I've spent most of today working my way through more of my mother's effects. It has been a powerful experience and I find I can't do it for too long before something catches and I realise just how much I miss her. Like most people it's the little things that catch me out. I have been sorting out the small geological collection my Mum accumulated over the years following her degree in Geology and Geophysics. I could remember where she found some of the specimens. It was a family joke that she collected pet rocks after one outing when she had asked my brother to paddle across a stream to pick up a particular stone - only to be told it was actually a duck. She needed glasses - certainly - but from then on her collection had a name!

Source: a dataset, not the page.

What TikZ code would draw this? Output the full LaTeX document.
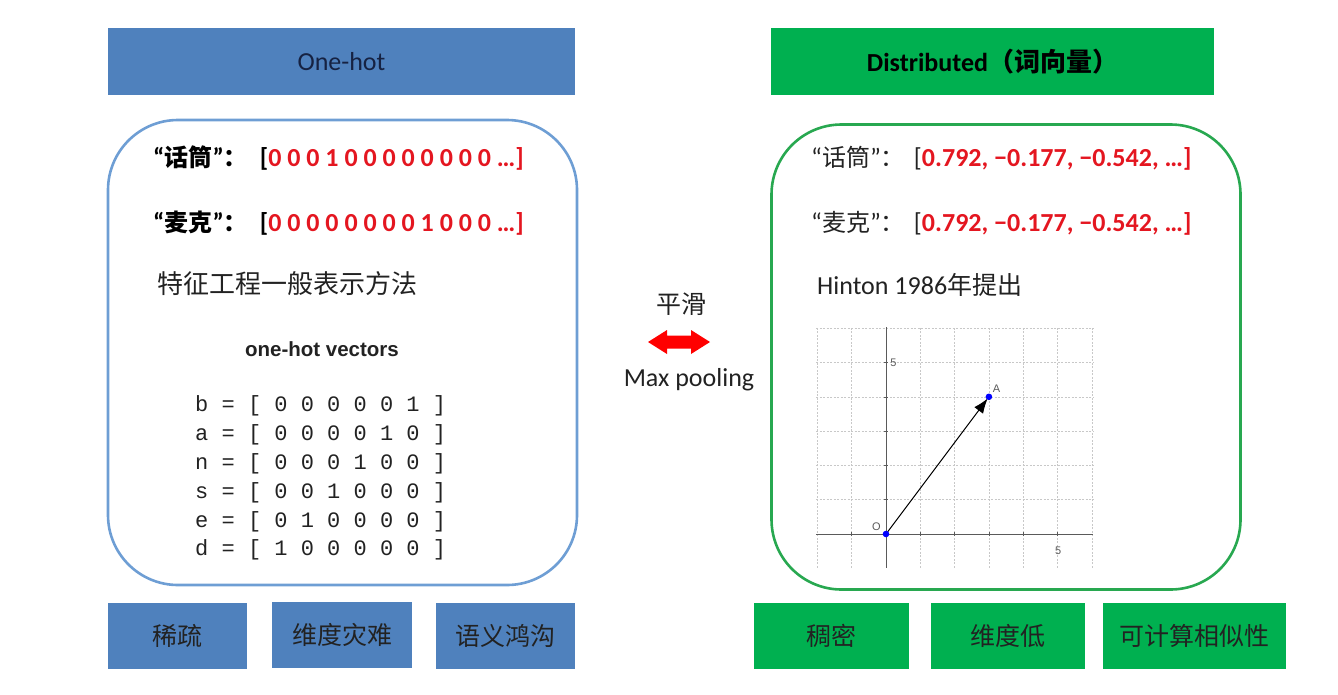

I found a file full of photographs and pictures taken from magazines of wild animals. I knew she loved animals but I didn't know she had made a collection particularly of monkeys and wild cats; part of the inner life I had been unaware of.
This afternoon I changed gear and took someof the files of photographs and memorabilia through to the study and began scanning them onto my computer. I found everything from a picture of my father in his fireman's uniform from World War II through to a photo of me on the day I graduated with my doctorate. At first sight it seemed a higgledy-piggledy collection until I saw on the envelope "Special". Everything is, in actual fact, meticulously organised. Mum had prepared beautifully for me to work my way through her effects and know exactly what everything is, when the time came. That in itself is very moving and very typical of her; it feels like a final act of extraordinary love.
I have been particularly moved by photos of my brother and I as children. Also programmes, posters and photos from the early years when my parents married and set up their own entertainments business specialising in Gulliver's Puppets. I found a programme for a show my Grandfather had put on. He was on the bill, second act in the second half, but he had given top billing - closing the show - to his new son-in-law and daughter. My Mum always said that her father could be difficult profesionally and personally - however - for this show at least - he rated his daughter's work. He was never a person to risk putting a poor act on to close a show. I wanted to show her the programme and remind her.
My childhood came flooding back helping out at shows and learning how to set up and strike Punch and Judy - getting a bonus payment if I did it in under 5 minutes. I think I need to paint myself through some of these memories - they are powerful, colourful and warm. They were also suppressed once I realised that in a world populated with people who have rather more 'normal' upbringings it isn't always wise to go on about the weird and wonderful world of magicians, puppeteers and variety artists. Now I know that this is a rich seam of memory and formation and it deserves to be celebrated.